Systemd is developing the ability to download system images via HTTP

Lennart Poettering proposed to include a change in the system manager systemd that allows booting the system using a root file system image obtained from an external host via HTTP. The change boils down to extending systemd with the ability not only to download a disk image via HTTP at the initial boot stage, but also to unpack the downloaded image, bind it to a block device in loopback mode, mount the block device as /sysroot and boot the system from it.

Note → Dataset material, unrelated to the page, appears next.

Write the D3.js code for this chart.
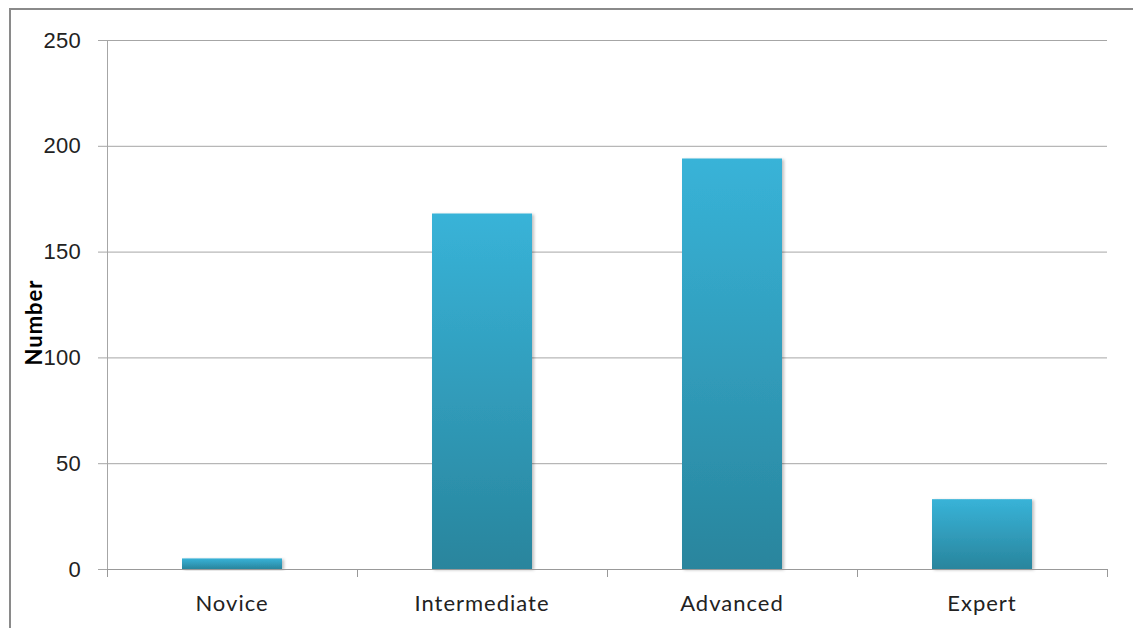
<!DOCTYPE html>
<html>
<head>
<meta charset="utf-8">
<script src="https://cdn.jsdelivr.net/npm/d3@7"></script>
<style>
  body { margin: 0; background: #fff; }
  svg { display: block; font-family: Lato, "Open Sans", sans-serif; }
</style>
</head>
<body>
<svg id="chart" width="1133" height="628"></svg>
<script>
var categories = ['Novice', 'Intermediate', 'Advanced', 'Expert']
var values = [5, 168, 194, 33]
var yTicks = [0, 50, 100, 150, 200, 250]
var yLabel = 'Number'

var svg = d3.select('#chart')
var margin = {left: 107, right: 26, top: 40, bottom: 59}
var width = 1133 - margin.left - margin.right
var height = 628 - margin.top - margin.bottom

// outer chart frame (only top and left edges are in view)
svg.append('path')
  .attr('d', 'M10,640 V9 H1140')
  .attr('fill', 'none')
  .attr('stroke', '#8a8a8a')
  .attr('stroke-width', 2)

var defs = svg.append('defs')
var grad = defs.append('linearGradient')
  .attr('id', 'barGrad')
  .attr('x1', 0).attr('y1', 0).attr('x2', 0).attr('y2', 1)
grad.append('stop').attr('offset', '0%').attr('stop-color', '#38b3d8')
grad.append('stop').attr('offset', '100%').attr('stop-color', '#29859d')

var shadow = defs.append('filter').attr('id', 'shadow')
  .attr('x', '-10%').attr('y', '-10%').attr('width', '130%').attr('height', '120%')
shadow.append('feDropShadow')
  .attr('dx', 2).attr('dy', 1).attr('stdDeviation', 1.5)
  .attr('flood-color', '#000').attr('flood-opacity', 0.25)

var g = svg.append('g').attr('transform', `translate(${margin.left},${margin.top})`)

var x = d3.scaleBand().domain(categories).range([0, width]).paddingInner(0.6).paddingOuter(0.3)
var y = d3.scaleLinear().domain([0, 250]).range([height, 0])
var step = width / categories.length

// gridlines
g.append('g')
  .selectAll('line')
  .data(yTicks.filter(d => d > 0))
  .join('line')
  .attr('x1', 0).attr('x2', width)
  .attr('y1', d => y(d) + 0.5).attr('y2', d => y(d) + 0.5)
  .attr('stroke', '#a6a6a6')

// y axis
var yAxis = g.append('g')
  .call(d3.axisLeft(y).tickValues(yTicks).tickSize(9).tickPadding(17))
yAxis.select('.domain').attr('stroke', '#a6a6a6').attr('d', `M0.5,0V${height}`)
yAxis.selectAll('.tick line').attr('stroke', '#a6a6a6')
yAxis.selectAll('text').attr('font-size', 22).attr('fill', '#222').attr('letter-spacing', 0.3)

// bars
g.append('g')
  .selectAll('rect')
  .data(values)
  .join('rect')
  .attr('x', (d, i) => x(categories[i]))
  .attr('width', x.bandwidth())
  .attr('y', d => y(d))
  .attr('height', d => height - y(d))
  .attr('fill', 'url(#barGrad)')
  .attr('filter', 'url(#shadow)')

// x axis
var xAxis = g.append('g').attr('transform', `translate(0,${height})`)
xAxis.append('line')
  .attr('x1', 0).attr('x2', width)
  .attr('y1', 0.5).attr('y2', 0.5)
  .attr('stroke', '#999')
xAxis.selectAll('line.tick')
  .data(d3.range(categories.length + 1))
  .join('line')
  .attr('class', 'tick')
  .attr('x1', d => d * step + 0.5).attr('x2', d => d * step + 0.5)
  .attr('y1', 0).attr('y2', 8)
  .attr('stroke', '#999')
xAxis.selectAll('text')
  .data(categories)
  .join('text')
  .attr('x', d => x(d) + x.bandwidth() / 2)
  .attr('y', 42)
  .attr('text-anchor', 'middle')
  .attr('font-size', 22)
  .attr('letter-spacing', 1)
  .attr('fill', '#222')
  .text(d => d)

// y label
svg.append('text')
  .attr('transform', `translate(42,${margin.top + height / 2 + 18}) rotate(-90)`)
  .attr('text-anchor', 'middle')
  .attr('font-size', 22)
  .attr('font-weight', 'bold')
  .attr('letter-spacing', 1)
  .attr('fill', '#000')
  .text(yLabel)
</script>
</body>
</html>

Support for downloading disk images during system boot using systemd-import-generator is already included in systemd 257. The rest of the functionality is still at the stage of a working prototype, requiring further development. The implementation does not yet support the full boot cycle, but in the future, the functionality is planned to be extended to booting via UEFI HTTP Boot of universal kernel images UKI (Unified Kernel Image), which combine in one file a bootloader for UEFI (UEFI boot stub), a Linux kernel image, and an initrd system environment loaded into memory.

The URL for loading the system image is planned to be calculated based on the URL specified for the EFI image in the UEFI HTTP Boot settings (for example, when loading via EFI HTTP Boot "http://example.com/somedir/myimage.efi", the UKI initrd handler will load the rootfs image as "http://example.com/somedir/myimage.raw.xz"). In the future, in addition to HTTP as a transport for obtaining an image, it is planned to add support for NVMe-over-TCP technology, which allows access to NVMe drives over the network (NVM Express over Fabrics) using the TCP protocol.

It is assumed that booting from images received from an external host will simplify the organization of testing modern immutable operating systems on real hardware. The developer can create an image with the system environment on his computer using the mkosi utility and make it available via HTTP using the mkosi -f serve command. On the computer on which the system operation needs to be tested, it is enough to enable booting via HTTP in EFI and add the URL of the image to be booted using the command: kernel-bootcfg —add-uri=http://192.168.47.11:8081/image.efi —title=testloop —boot-order=0

After that, you can simply reboot the computer and it will load a standard UKI kernel image, which will then load the disk image prepared by the developer from the root FS. Until HTTP boot is disabled in EFI, each subsequent reboot of the computer will result in loading a fresh system image. Local disks are not affected in any way during such testing.